One response is to respond directly to the critics to offer measurable ‘proof’ that drama is worth the time and effort. In some quarters it’s become fashionable to advocate for the arts and arts education in terms of their contribution to creativity and creative learning, often justifying creativity in economic terms. I have recently read a new book by Darren Henley, the chief executive of Arts Council England, Creativity: Why it Matters (Citation2018). To be fair, academics are not the target audience, but it makes for an unchallenging read as it works through a sequence of arguments that have been well rehearsed elsewhere. (In brief, creativity matters because it makes money, regenerates run-down cities, supports communities and is nice in education so that young people can make money, help regenerate cities, support communities and contribute to a diverse post-Brexit Britain.) If I thought there was any chance that Mr Henley will read this editorial – or anything else in this journal – I might be more diplomatic, but it is striking that his bibliography contains almost no peer-reviewed research and certainly no research published in academic journals. He likes populist books and stuff by celebrity artists. So why are we bothering to make an academic case?

What is striking is that Darren Henley seems to be persuaded more by what he sees than what he reads, and his lurid pink book is full of examples of arts experiences that he has enjoyed for different reasons (much of the book is a thinly veiled plea to government for more arts council money, and there’s nothing wrong with that). This journal has been read by thousands of students over the years, many of whom end up working in education, or theatre, or community-based arts, and I know that it has contributed to their understanding and their working practices as well as informing academic debate. This journal has contributed to the professionalisation of our field – or subdiscipline – of applied theatre and drama education, and research has stretched knowledge and understanding, opening ways to think differently. The academic article – that robust, tightly argued miniature – exists quietly in the background, providing detailed evidence, challenging orthodoxies, sharply cutting the edges of new thought and innovative practices. Convincing policy-makers is perhaps a slightly different task, and undoubtedly hard-line governments pick evidence that fit their policies and measure things they know they want to prove. But evidence can be found in narrative as well as statistics, and experiences can challenge and persuade. As academics, our role is to narrate, witness, inspire, qualify, question, challenge, analyse.

Samuel Tanner and Erin Miller’s analysis of drama as anti-racist pedagogy should be widely read, not least because it addresses the horrifying rise of white supremacy taking root in the USA and elsewhere. Recognising that the fairy-tale castle – so prevalent in children’s play – is a symbol of white power (a ‘racial sign’), they use improvisation to develop children’s critical literacy. Tanner and Miller are prompted to think about castles by a moment of a child’s creative play, and their article demonstrates that creativity without the arts is ethically and politically impoverished; there is a need for understanding how symbol, metaphor, and image are used to sustain or challenge dominant and hegemonic narratives. Eero Laine and David Allen are similarly concerned to extend pedagogical thought, and their article draws attention to the pedagogy of the audience. Using the work of Jacques Rancière, they make a compelling case for theatre-making as a collaborative pedagogy in which the audience is seen as a significant co-creator rather than a passive presence.

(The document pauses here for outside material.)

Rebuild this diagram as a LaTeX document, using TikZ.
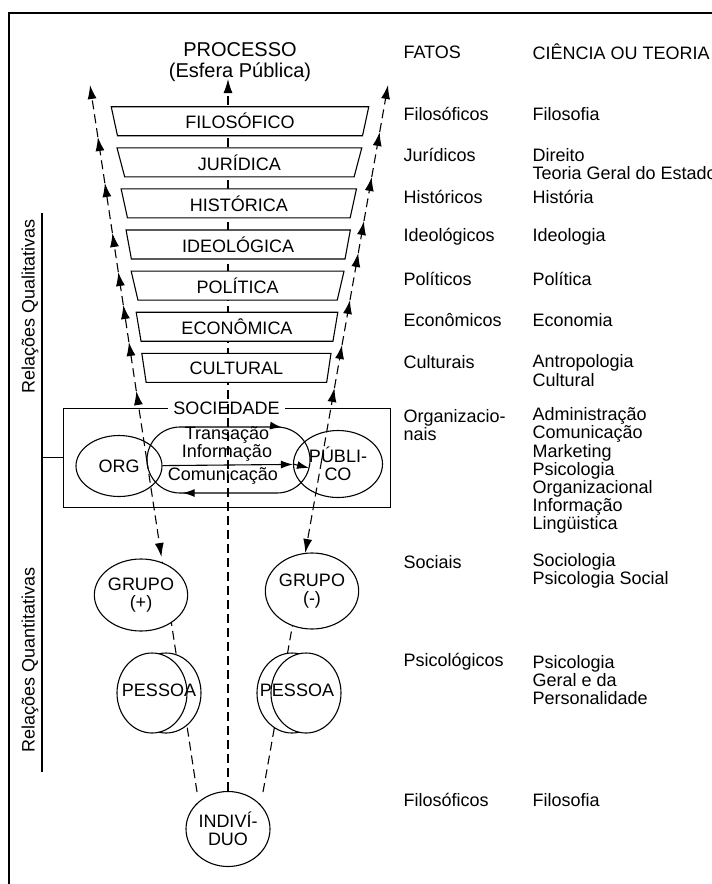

In a similar vein, Gail Mitchell and Carla Rice are interested in political energy of creativity. They ask ‘what can artistic processes teach creators?’, and this informs their practice with women and gender non-conforming people who live with disabilities. They draw on the careful work of Mia Perry and others to respond to this question, making the case for a critical pedagogy that is creative, collaborative and socially just. In her essay, Understanding Spaces of Potentiality in Applied Theatre Cathy Sloan has furthered debates about change and affect, turning these theoretical ideas to analyse practice with people who have experienced addiction. Sloan was the recipient of the prize for the best postgraduate essay in 2017 awarded by UK’s Theatre and Performance Research Association (TaPRA), and she is a new and welcome voice in the field.

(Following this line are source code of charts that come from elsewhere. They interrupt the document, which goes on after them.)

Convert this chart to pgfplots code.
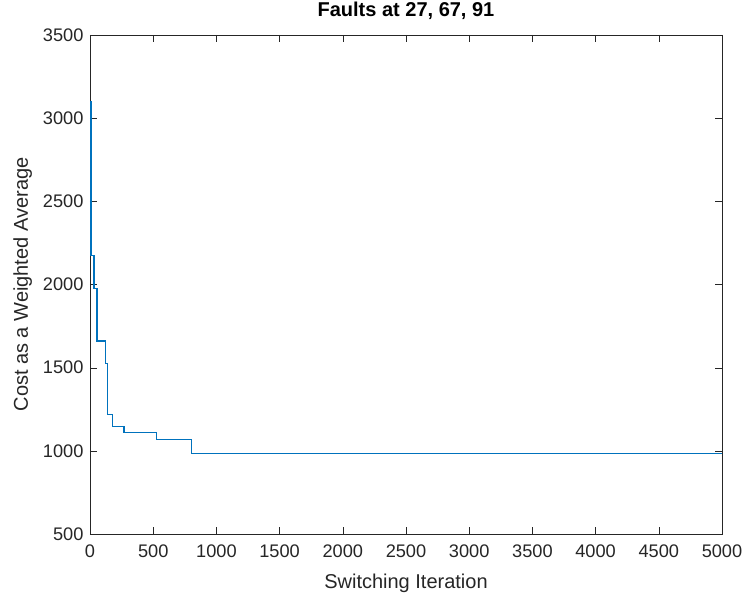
\documentclass[border=0pt]{standalone}
\usepackage{pgfplots}
\pgfplotsset{compat=1.18}
\usepackage{fontspec}
\setmainfont{Liberation Sans}
\definecolor{mblue}{rgb}{0,0.447,0.741}
\definecolor{axgray}{rgb}{0.15,0.15,0.15}
\begin{document}
\begin{tikzpicture}
\useasboundingbox (-90pt,-68pt) rectangle (658pt,534pt);
\begin{axis}[
  at={(0,0)}, anchor=south west,
  scale only axis, width=632pt, height=499pt,
  xmin=0, xmax=5000, ymin=500, ymax=3500,
  xtick={0,500,...,5000}, ytick={500,1000,...,3500},
  tick align=inside, major tick length=7pt,
  axis line style={axgray}, tick style={axgray},
  ticklabel style={font=\fontsize{18.2pt}{20pt}\selectfont, text=axgray},
  xticklabel style={yshift=-7pt},
  yticklabel style={xshift=-3pt},
  /pgf/number format/assume math mode=true,
  /pgf/number format/set thousands separator={},
  scaled ticks=false,
  xlabel={Switching Iteration}, ylabel={Cost as a Weighted Average},
  label style={font=\fontsize{20pt}{24pt}\selectfont, text=axgray},
  xlabel style={at={(rel axis cs:0.5,0)}, anchor=base, yshift=-55pt},
  ylabel style={at={(rel axis cs:0,0.5)}, anchor=base, yshift=62pt},
  title={\textbf{Faults at 27, 67, 91}},
  title style={font=\fontsize{20pt}{24pt}\selectfont, at={(rel axis cs:0.5,1)}, anchor=base, yshift=12pt},
]
\addplot[const plot, draw=mblue, no marks, line width=1.2pt] coordinates {
(1,3100) (8,2175) (32,1976) (55,1660) (121,1524) (139,1218) (176,1146) (269,1108) (524,1070) (801,982) (5000,982)
};
\end{axis}
\end{tikzpicture}
\end{document}
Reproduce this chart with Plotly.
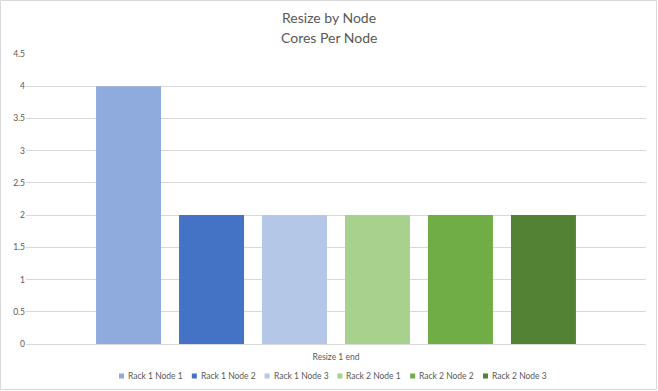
import plotly.graph_objects as go

categories = ["Resize 1 end"]
series_names = ["Rack 1 Node 1", "Rack 1 Node 2", "Rack 1 Node 3",
                "Rack 2 Node 1", "Rack 2 Node 2", "Rack 2 Node 3"]
series_values = [[4], [2], [2], [2], [2], [2]]
colors = ["#8FAADC", "#4472C4", "#B4C7E7", "#A9D18E", "#70AD47", "#548235"]
y_ticks = [0, 0.5, 1, 1.5, 2, 2.5, 3, 3.5, 4, 4.5]
title_lines = ["Resize by Node", "Cores Per Node"]

W, H = 658, 391
ml, mr, mt, mb = 26, 12, 54, 47
pw, ph = W - ml - mr, H - mt - mb

def px_x(x):
    return (x - ml) / pw

def px_y(y):
    return (H - mb - y) / ph

fig = go.Figure()
for name, vals, c in zip(series_names, series_values, colors):
    fig.add_trace(go.Bar(x=categories, y=vals, name=name, marker_color=c,
                         marker_line_width=0, showlegend=False))

font = "Lato, Open Sans, sans-serif"
grey = "#595959"
fig.update_layout(
    width=W, height=H,
    margin=dict(l=ml, r=mr, t=mt, b=mb, autoexpand=False),
    paper_bgcolor="white", plot_bgcolor="white",
    barmode="group", bargap=0.197, bargroupgap=0.217,
    font=dict(family=font, color=grey, size=9),
    showlegend=False,
)
fig.update_yaxes(range=[0, 4.5], tickvals=y_ticks, ticktext=[f"{v:g}" for v in y_ticks],
                 showgrid=True, gridcolor="#D9D9D9", gridwidth=1, zeroline=False,
                 showline=False, ticks="", automargin=False,
                 tickfont=dict(size=8.5, color=grey))
fig.update_xaxes(showline=True, linecolor="#D9D9D9", linewidth=1, ticks="",
                 automargin=False, ticklabelstandoff=5,
                 tickfont=dict(size=8.5, color=grey))

# titles
for i, t in enumerate(title_lines):
    fig.add_annotation(text=t, xref="paper", yref="paper", x=px_x(329), y=px_y(17 + 20 * i),
                       xanchor="center", yanchor="middle", showarrow=False,
                       font=dict(size=14, color=grey, family=font))

# legend
for i, (name, c) in enumerate(zip(series_names, colors)):
    sx = 119 + 72.8 * i
    fig.add_shape(type="rect", xref="paper", yref="paper",
                  x0=px_x(sx), x1=px_x(sx + 5), y0=px_y(378.5), y1=px_y(373.5),
                  line=dict(width=0), fillcolor=c)
    fig.add_annotation(text=name, xref="paper", yref="paper", x=px_x(sx + 7), y=px_y(376),
                       xanchor="left", yanchor="middle", showarrow=False,
                       font=dict(size=8.5, color=grey, family=font))

# chart border
fig.add_shape(type="rect", xref="paper", yref="paper",
              x0=px_x(0.5), x1=px_x(W - 1.5),
              y0=px_y(H - 1.5), y1=px_y(0.5),
              line=dict(color="#D9D9D9", width=1), fillcolor="rgba(0,0,0,0)", layer="below")
fig.write_html("out.html", config={"displayModeBar": False})

# remove the default page margin so the figure sits at the window's corner
with open("out.html", encoding="utf-8") as f:
    html = f.read()
html = html.replace("<head>", "<head><style>html,body{margin:0;padding:0;overflow:hidden}</style>", 1)
with open("out.html", "w", encoding="utf-8") as f:
    f.write(html)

As an editor, I have been acutely aware of the importance of publishing in a career path, the significance of prizes on a CV, and the power held by those who judge. I am proud that RiDE has published so many new voices, and I know that they have appreciated the support they have received from reviewers’ detailed reading of their work. I have been delighted by research that documents new practices, building respectfully on the past, but also moving the creative energy on from practices developed in the mid-twentieth century that have become orthodoxies. Equally, the toughest part of the job has been turning work away. I have been an editor, not a gatekeeper, and the editorial board has recognised that to achieve our ambition to represent a wide range of voices it is the academy that needs to change. Rather than asking authors to conform to modes of research favoured by academics the privileged West, we have encouraged authors to be creative, to develop different forms of writing, and find new ways to represent the rigour of analysis and the ‘wings of thought’ Arendt described. There’s always more work to be done.

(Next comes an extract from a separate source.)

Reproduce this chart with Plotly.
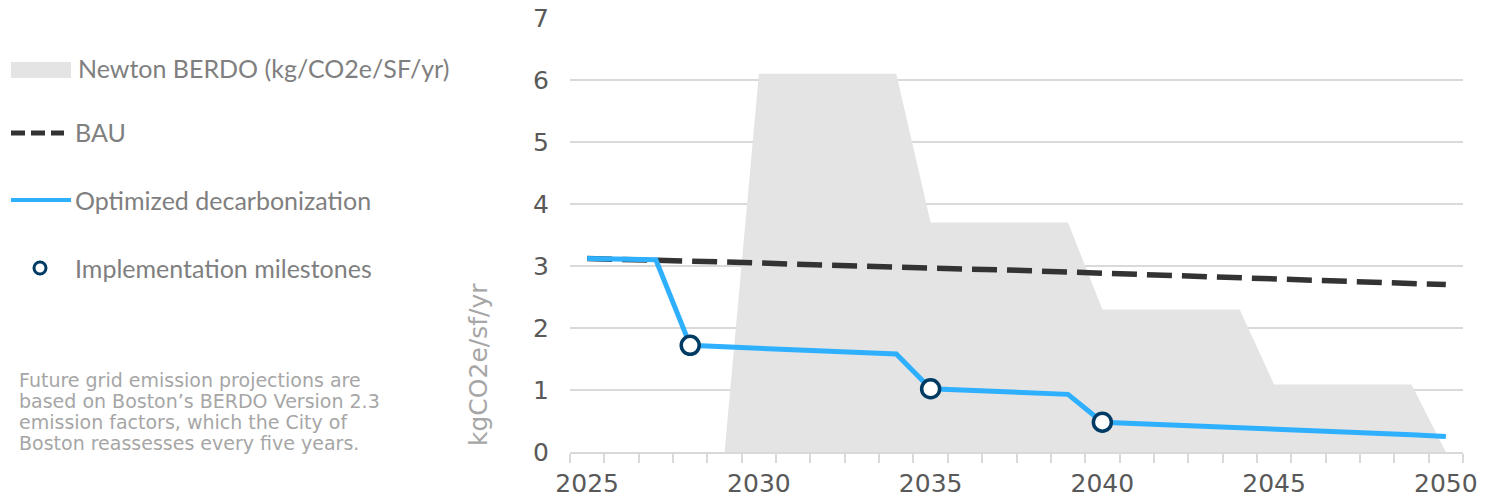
import plotly.graph_objects as go

years = list(range(2025, 2051))
berdo = [0, 0, 0, 0, 0,
         6.1, 6.1, 6.1, 6.1, 6.1,
         3.7, 3.7, 3.7, 3.7, 3.7,
         2.3, 2.3, 2.3, 2.3, 2.3,
         1.09, 1.09, 1.09, 1.09, 1.09,
         0]
bau = [3.12, 3.11, 3.09, 3.08, 3.06, 3.05, 3.03, 3.01, 3.00, 2.98,
       2.96, 2.95, 2.94, 2.92, 2.91, 2.90, 2.88, 2.86, 2.84, 2.82,
       2.80, 2.78, 2.76, 2.74, 2.72, 2.70]
optimized = [3.12, 3.11, 3.10, 1.72, 1.70, 1.68, 1.66, 1.63, 1.61, 1.58,
             1.02, 1.00, 0.98, 0.95, 0.93, 0.48, 0.46, 0.44, 0.42, 0.40,
             0.38, 0.35, 0.33, 0.30, 0.28, 0.25]
milestone_years = [2028, 2035, 2040]
milestone_vals = [1.72, 1.02, 0.48]

x_ticks = [2025, 2030, 2035, 2040, 2045, 2050]
y_ticks = [0, 1, 2, 3, 4, 5, 6, 7]

legend_labels = ["Newton BERDO (kg/CO2e/SF/yr)", "BAU",
                 "Optimized decarbonization", "Implementation milestones"]
note_lines = ["Future grid emission projections are",
              "based on Boston’s BERDO Version 2.3",
              "emission factors, which the City of",
              "Boston reassesses every five years."]
y_title = "kgCO2e/sf/yr"

W, H = 1494, 499
L, R, T, B = 570, 31, 18, 47
PW, PH = W - L - R, H - T - B


def px(x):
    return (x - L) / PW


def py(y):
    return (H - B - y) / PH


fig = go.Figure()
fig.add_trace(go.Scatter(x=years, y=berdo, mode="lines", fill="tozeroy",
                         fillcolor="#e4e4e4", line=dict(width=0, color="#e4e4e4"),
                         name=legend_labels[0], showlegend=False, hoverinfo="skip"))
fig.add_trace(go.Scatter(x=years, y=bau, mode="lines",
                         line=dict(color="#333333", width=5.5, dash="25px,10px"),
                         name=legend_labels[1], showlegend=False))
fig.add_trace(go.Scatter(x=years, y=optimized, mode="lines",
                         line=dict(color="#2eb0ff", width=5),
                         name=legend_labels[2], showlegend=False))
fig.add_trace(go.Scatter(x=milestone_years, y=milestone_vals, mode="markers",
                         marker=dict(size=18, color="white",
                                     line=dict(color="#003b63", width=3.5)),
                         name=legend_labels[3], showlegend=False))

# manual legend
legend_font = dict(family="Lato, Carlito, sans-serif", size=25, color="#7f7f7f")
shapes = [
    dict(type="rect", xref="paper", yref="paper", x0=px(11), x1=px(71),
         y0=py(78), y1=py(62), fillcolor="#e4e4e4", line=dict(width=0)),
    dict(type="line", xref="paper", yref="paper", x0=px(11), x1=px(64),
         y0=py(133), y1=py(133), line=dict(color="#333333", width=5, dash="14px,6px")),
    dict(type="line", xref="paper", yref="paper", x0=px(11), x1=px(71),
         y0=py(200), y1=py(200), line=dict(color="#2eb0ff", width=4)),
    dict(type="circle", xref="paper", yref="paper", x0=px(34), x1=px(46),
         y0=py(274), y1=py(262), fillcolor="white", line=dict(color="#003b63", width=3)),
]
annotations = []
for lbl, xx, yy in zip(legend_labels, [76, 73, 73, 73], [68, 132, 200, 268]):
    annotations.append(dict(text=lbl, xref="paper", yref="paper", x=px(xx), y=py(yy),
                            xanchor="left", yanchor="middle", showarrow=False,
                            font=legend_font))
for i, line in enumerate(note_lines):
    annotations.append(dict(text=line, xref="paper", yref="paper", x=px(17),
                            y=py(380 + 21 * i), xanchor="left", yanchor="middle",
                            align="left", showarrow=False,
                            font=dict(family="DejaVu Sans", size=19, color="#a6a6a6")))
annotations.append(dict(text=y_title, xref="paper", yref="paper", x=px(478), y=py(365),
                        xanchor="center", yanchor="middle", textangle=-90, showarrow=False,
                        font=dict(family="DejaVu Sans", size=25, color="#a6a6a6")))

fig.update_layout(
    width=W, height=H, margin=dict(l=L, r=R, t=T, b=B, autoexpand=False),
    paper_bgcolor="white", plot_bgcolor="white",
    shapes=shapes, annotations=annotations, showlegend=False,
    xaxis=dict(range=[2024.5, 2050.5], tickmode="array", tickvals=x_ticks,
               ticks="", showgrid=False, zeroline=False, automargin=False,
               showline=True, linecolor="#d9d9d9", linewidth=2,
               tickfont=dict(family="DejaVu Sans", size=25, color="#595959"),
               ticklabelstandoff=8,
               minor=dict(tickmode="linear", tick0=2024.5, dtick=1, ticks="outside",
                          ticklen=9, tickcolor="#d9d9d9", tickwidth=2, showgrid=False)),
    yaxis=dict(range=[0, 7], tickvals=y_ticks, showgrid=True, gridcolor="#d9d9d9",
               gridwidth=2, zeroline=False, showline=False, ticks="", automargin=False,
               tickfont=dict(family="DejaVu Sans", size=25, color="#595959"),
               ticklabelstandoff=20),
)

fig.write_html("out.html")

I’m not good at endings, but I know it’s the right time for me to hand over, and I look forward to contributing to the journal as a member of the Editorial board. It feels more comfortable to leave as editor mid-sentence – or mid-thought – rather than with a final conclusive flourish. I’ll just pause to thank all the authors who have contributed to this journal, my fellow editors, friends, and colleagues who have served on the editorial board, generous academics from across the world who have reviewed articles, and everyone at Taylor and Francis who has worked to ensure the journal’s success. It has been a privilege to serve. My warmest wishes to my successor Michael Finneran, and I am sure that everyone will show the same generosity to him as has been shown to me.

References

  • Arendt, Hannah. 2000. “The Life of the Mind.” In The Portable Hannah Arendt, edited by Peter Baiehr, 397–414. London: Penguin Books.
  • Baraistser, Lisa. 2017. Enduring Time. London: Bloomsbury.
  • Heaney, Seamus. 1995. The Redress of Poetry. London: Faber and Faber.
  • Henley, Darren. 2018. Creativity. Why it Matters. London: Elliott and Thompson.